Gone are the days of making sure that your email campaign functioned in Microsoft Outlook’s messed up Word-based rendering system (because it makes total sense to render your email’s code inside a word processor and not, say, a Web browser) and calling it good for the other, smaller players in the market. Nowadays, the people building emails still have to wrestle with Outlook but also have to manage the likes of Gmail, Yahoo, Apple Mail, Office365, and much more.

While those may have been simpler times, they certainly weren’t the “good old days.” Despite the fact that email developers now have much more to contend with in terms of design, build, and maintenance, the options allow for a lot more flexibility in form and function. Simply put, there’s a lot of cool stuff that we can do with your email if the project allows it.

No, the email options are not going away any time soon. In fact, they’re growing. Mobile opens for email are up and are very close to hitting the 50% of all email opens mark according to Litmus, an email testing and analytics powerhouse.

According to their data, mobile opens for email (iPhone and Android Mail as well as mobile email apps for the likes of Yahoo, AOL, and Outlook.com, among others on mobile devices) are up to 49%, showing growth of 6.5% from the number of mobile opens in July 2014 (46% market share back then). Webmail clients like Gmail are up slightly over last year, growing 3.5% to take 29% of the total market share. Something had to give for all of that growth and it’s desktop clients like Microsoft Outlook, Apple Mail, and Mozilla Thunderbird that have taken the hit, dropping 15% from last year to just 22% of the market.

However, because of Gmail, those numbers are a little blurry. As Litmus points out, Gmail (which has 16% of the market on its own) straddles that mobile and webmail line because it is impossible to differentiate between opens in Gmail on the Web and in the mobile app on Android & iPhone, as well as in the Inbox app, and if you have your phone’s native mail app set to pull in emails from Google’s service. The way that Gmail treats images inside emails (the primary way of gathering analytics), means that instead of being able to separate everything into different categories, it’s all simply viewed as “Gmail.”

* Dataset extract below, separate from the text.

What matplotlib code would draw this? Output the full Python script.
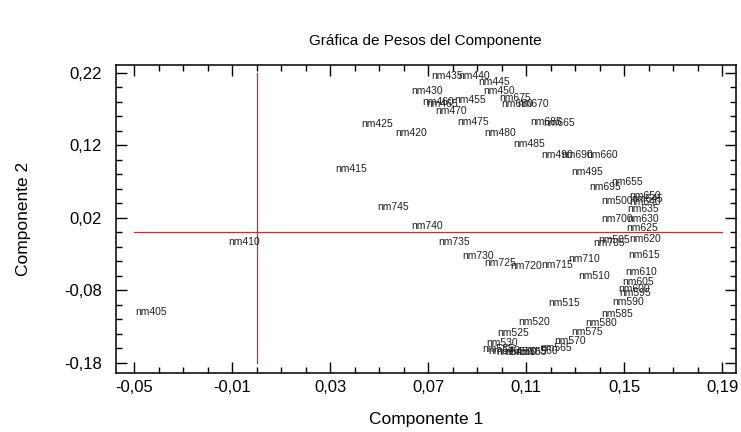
import matplotlib
matplotlib.use("Agg")
import matplotlib.pyplot as plt
from matplotlib.ticker import MultipleLocator, FuncFormatter

plt.rcParams['font.family'] = ['Liberation Sans', 'DejaVu Sans']

# wavelengths (labels) and component weights
labels = ["nm%d" % w for w in range(405, 750, 5)]
comp1 = [-0.0433, -0.0053, 0.0384, 0.0629, 0.0490, 0.0694, 0.0776, 0.0886, 0.0967, 0.0988,
         0.0869, 0.0739, 0.0755, 0.0792, 0.0882, 0.0992, 0.1110, 0.1224, 0.1350, 0.1470,
         0.1460, 0.1376, 0.1253, 0.1130, 0.1045, 0.1000, 0.0984, 0.1010, 0.1040, 0.1078,
         0.1118, 0.1163, 0.1220, 0.1278, 0.1347, 0.1404, 0.1470, 0.1514, 0.1543, 0.1539,
         0.1555, 0.1567, 0.1580, 0.1584, 0.1571, 0.1576, 0.1576, 0.1584, 0.1592, 0.1584,
         0.1510, 0.1408, 0.1233, 0.1127, 0.1053, 0.1061, 0.1180, 0.1306, 0.1420, 0.1470,
         0.1437, 0.1335, 0.1224, 0.1100, 0.0992, 0.0902, 0.0804, 0.0694, 0.0555]
comp2 = [-0.110, -0.013, 0.0876, 0.137, 0.150, 0.195, 0.216, 0.216, 0.2076, 0.195,
         0.183, 0.180, 0.177, 0.168, 0.152, 0.137, 0.122, 0.107, 0.0834, 0.0434,
         -0.0103, -0.060, -0.097, -0.1234, -0.1386, -0.152, -0.1607, -0.1634, -0.1648, -0.1648,
         -0.1648, -0.1634, -0.159, -0.150, -0.137, -0.125, -0.112, -0.096, -0.083, -0.078,
         -0.068, -0.0545, -0.031, -0.009, 0.0062, 0.0186, 0.0324, 0.042, 0.0462, 0.050,
         0.0697, 0.107, 0.151, 0.177, 0.1855, 0.177, 0.152, 0.107, 0.0628, 0.0186,
         -0.0145, -0.0366, -0.0448, -0.046, -0.042, -0.0324, -0.013, 0.009, 0.035]

x_ticks = [-0.05, -0.01, 0.03, 0.07, 0.11, 0.15, 0.19]
y_ticks = [-0.18, -0.08, 0.02, 0.12, 0.22]

fig = plt.figure(figsize=(7.41, 4.32), dpi=100)
ax = fig.add_axes([0.1565, 0.1366, 0.8365, 0.7129])

for lab, x, y in zip(labels, comp1, comp2):
    ax.text(x, y, lab, fontsize=7.5, ha='center', va='center', color='#202020')

red = '#d42a2a'
ax.plot([x_ticks[0], x_ticks[-1]], [0, 0], color=red, lw=0.9)
ax.plot([0, 0], [y_ticks[0], y_ticks[-1]], color=red, lw=0.9)

ax.set_xlim(-0.0575, 0.1955)
ax.set_ylim(-0.194, 0.231)
ax.set_xticks(x_ticks)
ax.set_yticks(y_ticks)
ax.xaxis.set_minor_locator(MultipleLocator(0.01))
ax.yaxis.set_minor_locator(MultipleLocator(0.02))
fmt = FuncFormatter(lambda v, p: ("%.2f" % v).replace('.', ','))
ax.xaxis.set_major_formatter(fmt)
ax.yaxis.set_major_formatter(fmt)
ax.tick_params(which='both', direction='in', top=True, right=True, width=1.0, labelsize=12)
ax.tick_params(which='major', length=8)
ax.tick_params(which='minor', length=4)
ax.tick_params(axis='y', pad=10)
ax.tick_params(axis='x', pad=5)
for s in ax.spines.values():
    s.set_linewidth(1.1)

ax.set_xlabel("Componente 1", fontsize=12.5, labelpad=12)
ax.set_ylabel("Componente 2", fontsize=12.5, labelpad=24)
fig.text(0.574, 0.905, "Gráfica de Pesos del Componente", fontsize=11, ha='center', va='center')

fig.savefig("out.png", dpi=100)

With all of that said, those numbers come with a bit of a disclaimer. Litmus collects data from all kinds of emails, be it promotional messages sent first thing in the morning, order confirmation emails, and so on. The data that they are collecting is mostly not from the staffing industry and thus may be different to what this industry experiences in terms of open rates for desktop vs. webmail vs. mobile. Yet, it goes to show that there is still a lot of fragmentation in the email industry.